* **Given request**: Reproduce every entry in the listing without alteration.

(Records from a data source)
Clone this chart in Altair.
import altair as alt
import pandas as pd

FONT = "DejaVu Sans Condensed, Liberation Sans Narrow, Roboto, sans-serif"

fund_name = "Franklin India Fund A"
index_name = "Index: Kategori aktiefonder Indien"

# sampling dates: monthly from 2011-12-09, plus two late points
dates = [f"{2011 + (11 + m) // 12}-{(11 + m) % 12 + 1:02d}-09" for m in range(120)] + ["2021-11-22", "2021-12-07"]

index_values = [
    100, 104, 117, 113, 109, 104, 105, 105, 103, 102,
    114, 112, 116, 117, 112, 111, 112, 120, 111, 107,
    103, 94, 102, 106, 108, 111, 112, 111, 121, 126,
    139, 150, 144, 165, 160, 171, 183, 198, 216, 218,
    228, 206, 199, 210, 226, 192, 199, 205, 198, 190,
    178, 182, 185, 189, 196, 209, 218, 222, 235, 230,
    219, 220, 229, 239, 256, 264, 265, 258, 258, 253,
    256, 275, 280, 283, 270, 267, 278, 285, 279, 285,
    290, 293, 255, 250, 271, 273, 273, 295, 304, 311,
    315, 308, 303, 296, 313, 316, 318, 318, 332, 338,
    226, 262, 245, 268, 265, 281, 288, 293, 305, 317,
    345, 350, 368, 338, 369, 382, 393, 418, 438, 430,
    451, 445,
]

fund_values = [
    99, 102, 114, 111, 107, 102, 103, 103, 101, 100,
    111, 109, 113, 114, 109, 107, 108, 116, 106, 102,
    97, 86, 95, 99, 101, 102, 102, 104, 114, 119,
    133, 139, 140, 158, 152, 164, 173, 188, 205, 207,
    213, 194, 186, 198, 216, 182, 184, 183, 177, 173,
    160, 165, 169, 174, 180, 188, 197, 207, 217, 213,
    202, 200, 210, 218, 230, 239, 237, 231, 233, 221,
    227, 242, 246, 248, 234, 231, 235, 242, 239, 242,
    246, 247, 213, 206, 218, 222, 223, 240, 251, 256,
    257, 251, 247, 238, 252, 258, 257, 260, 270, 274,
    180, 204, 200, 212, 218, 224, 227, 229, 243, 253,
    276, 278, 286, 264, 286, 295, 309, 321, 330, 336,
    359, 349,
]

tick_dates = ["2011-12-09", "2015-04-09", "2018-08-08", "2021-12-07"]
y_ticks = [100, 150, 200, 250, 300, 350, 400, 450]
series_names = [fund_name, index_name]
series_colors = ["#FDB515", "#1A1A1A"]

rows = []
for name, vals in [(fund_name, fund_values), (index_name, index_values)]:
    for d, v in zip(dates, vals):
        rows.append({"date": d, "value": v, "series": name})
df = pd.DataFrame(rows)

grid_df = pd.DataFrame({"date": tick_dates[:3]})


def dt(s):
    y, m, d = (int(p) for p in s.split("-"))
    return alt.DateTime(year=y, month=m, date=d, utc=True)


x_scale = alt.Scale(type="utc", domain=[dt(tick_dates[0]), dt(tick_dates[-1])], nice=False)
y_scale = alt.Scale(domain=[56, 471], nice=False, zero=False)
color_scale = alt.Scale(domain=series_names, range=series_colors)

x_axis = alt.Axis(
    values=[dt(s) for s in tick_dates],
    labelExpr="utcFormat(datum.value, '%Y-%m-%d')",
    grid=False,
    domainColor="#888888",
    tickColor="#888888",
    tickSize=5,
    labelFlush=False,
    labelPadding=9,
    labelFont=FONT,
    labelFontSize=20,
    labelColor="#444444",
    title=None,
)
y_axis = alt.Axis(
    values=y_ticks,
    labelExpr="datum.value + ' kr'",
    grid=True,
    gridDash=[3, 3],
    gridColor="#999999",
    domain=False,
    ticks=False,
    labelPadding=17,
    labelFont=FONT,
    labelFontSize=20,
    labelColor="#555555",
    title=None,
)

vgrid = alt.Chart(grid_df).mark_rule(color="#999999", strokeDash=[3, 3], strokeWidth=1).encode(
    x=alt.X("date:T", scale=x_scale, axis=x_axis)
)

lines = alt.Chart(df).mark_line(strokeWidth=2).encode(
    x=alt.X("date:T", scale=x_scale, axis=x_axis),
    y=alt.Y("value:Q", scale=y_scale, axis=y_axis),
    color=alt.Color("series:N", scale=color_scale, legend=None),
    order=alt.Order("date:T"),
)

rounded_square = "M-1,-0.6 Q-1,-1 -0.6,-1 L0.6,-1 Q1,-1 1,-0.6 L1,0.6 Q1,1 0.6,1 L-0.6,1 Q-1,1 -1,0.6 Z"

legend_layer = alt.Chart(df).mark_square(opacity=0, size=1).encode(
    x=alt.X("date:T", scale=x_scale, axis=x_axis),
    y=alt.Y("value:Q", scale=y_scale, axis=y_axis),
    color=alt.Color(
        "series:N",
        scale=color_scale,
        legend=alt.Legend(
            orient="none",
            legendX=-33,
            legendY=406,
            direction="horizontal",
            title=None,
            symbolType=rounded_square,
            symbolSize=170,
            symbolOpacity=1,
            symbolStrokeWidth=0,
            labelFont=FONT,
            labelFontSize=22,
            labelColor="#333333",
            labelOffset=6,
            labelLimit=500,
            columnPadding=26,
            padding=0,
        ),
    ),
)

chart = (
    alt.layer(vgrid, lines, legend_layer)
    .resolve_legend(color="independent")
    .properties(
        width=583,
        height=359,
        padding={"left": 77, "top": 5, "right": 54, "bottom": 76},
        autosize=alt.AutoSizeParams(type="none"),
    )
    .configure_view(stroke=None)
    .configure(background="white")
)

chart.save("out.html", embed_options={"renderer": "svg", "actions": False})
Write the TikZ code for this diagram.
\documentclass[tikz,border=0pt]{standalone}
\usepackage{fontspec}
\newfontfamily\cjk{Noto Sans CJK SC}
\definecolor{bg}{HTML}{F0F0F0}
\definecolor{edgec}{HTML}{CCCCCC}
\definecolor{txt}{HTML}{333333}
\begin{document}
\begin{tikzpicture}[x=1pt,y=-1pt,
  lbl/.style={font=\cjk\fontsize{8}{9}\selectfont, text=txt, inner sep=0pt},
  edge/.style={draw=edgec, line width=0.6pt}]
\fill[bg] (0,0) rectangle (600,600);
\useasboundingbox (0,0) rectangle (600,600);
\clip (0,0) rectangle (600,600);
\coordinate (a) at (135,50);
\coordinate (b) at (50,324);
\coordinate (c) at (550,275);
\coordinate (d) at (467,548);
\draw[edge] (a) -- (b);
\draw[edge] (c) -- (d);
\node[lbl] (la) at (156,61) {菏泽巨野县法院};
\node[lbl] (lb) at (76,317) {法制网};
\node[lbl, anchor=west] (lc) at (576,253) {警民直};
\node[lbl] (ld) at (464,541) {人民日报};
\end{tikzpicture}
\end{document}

* **In response**:
Clone this chart in Altair.
import altair as alt
import pandas as pd

FONT = "DejaVu Sans Condensed, Liberation Sans Narrow, Roboto, sans-serif"

fund_name = "Franklin India Fund A"
index_name = "Index: Kategori aktiefonder Indien"

# sampling dates: monthly from 2011-12-09, plus two late points
dates = [f"{2011 + (11 + m) // 12}-{(11 + m) % 12 + 1:02d}-09" for m in range(120)] + ["2021-11-22", "2021-12-07"]

index_values = [
    100, 104, 117, 113, 109, 104, 105, 105, 103, 102,
    114, 112, 116, 117, 112, 111, 112, 120, 111, 107,
    103, 94, 102, 106, 108, 111, 112, 111, 121, 126,
    139, 150, 144, 165, 160, 171, 183, 198, 216, 218,
    228, 206, 199, 210, 226, 192, 199, 205, 198, 190,
    178, 182, 185, 189, 196, 209, 218, 222, 235, 230,
    219, 220, 229, 239, 256, 264, 265, 258, 258, 253,
    256, 275, 280, 283, 270, 267, 278, 285, 279, 285,
    290, 293, 255, 250, 271, 273, 273, 295, 304, 311,
    315, 308, 303, 296, 313, 316, 318, 318, 332, 338,
    226, 262, 245, 268, 265, 281, 288, 293, 305, 317,
    345, 350, 368, 338, 369, 382, 393, 418, 438, 430,
    451, 445,
]

fund_values = [
    99, 102, 114, 111, 107, 102, 103, 103, 101, 100,
    111, 109, 113, 114, 109, 107, 108, 116, 106, 102,
    97, 86, 95, 99, 101, 102, 102, 104, 114, 119,
    133, 139, 140, 158, 152, 164, 173, 188, 205, 207,
    213, 194, 186, 198, 216, 182, 184, 183, 177, 173,
    160, 165, 169, 174, 180, 188, 197, 207, 217, 213,
    202, 200, 210, 218, 230, 239, 237, 231, 233, 221,
    227, 242, 246, 248, 234, 231, 235, 242, 239, 242,
    246, 247, 213, 206, 218, 222, 223, 240, 251, 256,
    257, 251, 247, 238, 252, 258, 257, 260, 270, 274,
    180, 204, 200, 212, 218, 224, 227, 229, 243, 253,
    276, 278, 286, 264, 286, 295, 309, 321, 330, 336,
    359, 349,
]

tick_dates = ["2011-12-09", "2015-04-09", "2018-08-08", "2021-12-07"]
y_ticks = [100, 150, 200, 250, 300, 350, 400, 450]
series_names = [fund_name, index_name]
series_colors = ["#FDB515", "#1A1A1A"]

rows = []
for name, vals in [(fund_name, fund_values), (index_name, index_values)]:
    for d, v in zip(dates, vals):
        rows.append({"date": d, "value": v, "series": name})
df = pd.DataFrame(rows)

grid_df = pd.DataFrame({"date": tick_dates[:3]})


def dt(s):
    y, m, d = (int(p) for p in s.split("-"))
    return alt.DateTime(year=y, month=m, date=d, utc=True)


x_scale = alt.Scale(type="utc", domain=[dt(tick_dates[0]), dt(tick_dates[-1])], nice=False)
y_scale = alt.Scale(domain=[56, 471], nice=False, zero=False)
color_scale = alt.Scale(domain=series_names, range=series_colors)

x_axis = alt.Axis(
    values=[dt(s) for s in tick_dates],
    labelExpr="utcFormat(datum.value, '%Y-%m-%d')",
    grid=False,
    domainColor="#888888",
    tickColor="#888888",
    tickSize=5,
    labelFlush=False,
    labelPadding=9,
    labelFont=FONT,
    labelFontSize=20,
    labelColor="#444444",
    title=None,
)
y_axis = alt.Axis(
    values=y_ticks,
    labelExpr="datum.value + ' kr'",
    grid=True,
    gridDash=[3, 3],
    gridColor="#999999",
    domain=False,
    ticks=False,
    labelPadding=17,
    labelFont=FONT,
    labelFontSize=20,
    labelColor="#555555",
    title=None,
)

vgrid = alt.Chart(grid_df).mark_rule(color="#999999", strokeDash=[3, 3], strokeWidth=1).encode(
    x=alt.X("date:T", scale=x_scale, axis=x_axis)
)

lines = alt.Chart(df).mark_line(strokeWidth=2).encode(
    x=alt.X("date:T", scale=x_scale, axis=x_axis),
    y=alt.Y("value:Q", scale=y_scale, axis=y_axis),
    color=alt.Color("series:N", scale=color_scale, legend=None),
    order=alt.Order("date:T"),
)

rounded_square = "M-1,-0.6 Q-1,-1 -0.6,-1 L0.6,-1 Q1,-1 1,-0.6 L1,0.6 Q1,1 0.6,1 L-0.6,1 Q-1,1 -1,0.6 Z"

legend_layer = alt.Chart(df).mark_square(opacity=0, size=1).encode(
    x=alt.X("date:T", scale=x_scale, axis=x_axis),
    y=alt.Y("value:Q", scale=y_scale, axis=y_axis),
    color=alt.Color(
        "series:N",
        scale=color_scale,
        legend=alt.Legend(
            orient="none",
            legendX=-33,
            legendY=406,
            direction="horizontal",
            title=None,
            symbolType=rounded_square,
            symbolSize=170,
            symbolOpacity=1,
            symbolStrokeWidth=0,
            labelFont=FONT,
            labelFontSize=22,
            labelColor="#333333",
            labelOffset=6,
            labelLimit=500,
            columnPadding=26,
            padding=0,
        ),
    ),
)

chart = (
    alt.layer(vgrid, lines, legend_layer)
    .resolve_legend(color="independent")
    .properties(
        width=583,
        height=359,
        padding={"left": 77, "top": 5, "right": 54, "bottom": 76},
        autosize=alt.AutoSizeParams(type="none"),
    )
    .configure_view(stroke=None)
    .configure(background="white")
)

chart.save("out.html", embed_options={"renderer": "svg", "actions": False})
Write the TikZ code for this diagram.
\documentclass[tikz,border=0pt]{standalone}
\usepackage{fontspec}
\newfontfamily\cjk{Noto Sans CJK SC}
\definecolor{bg}{HTML}{F0F0F0}
\definecolor{edgec}{HTML}{CCCCCC}
\definecolor{txt}{HTML}{333333}
\begin{document}
\begin{tikzpicture}[x=1pt,y=-1pt,
  lbl/.style={font=\cjk\fontsize{8}{9}\selectfont, text=txt, inner sep=0pt},
  edge/.style={draw=edgec, line width=0.6pt}]
\fill[bg] (0,0) rectangle (600,600);
\useasboundingbox (0,0) rectangle (600,600);
\clip (0,0) rectangle (600,600);
\coordinate (a) at (135,50);
\coordinate (b) at (50,324);
\coordinate (c) at (550,275);
\coordinate (d) at (467,548);
\draw[edge] (a) -- (b);
\draw[edge] (c) -- (d);
\node[lbl] (la) at (156,61) {菏泽巨野县法院};
\node[lbl] (lb) at (76,317) {法制网};
\node[lbl, anchor=west] (lc) at (576,253) {警民直};
\node[lbl] (ld) at (464,541) {人民日报};
\end{tikzpicture}
\end{document}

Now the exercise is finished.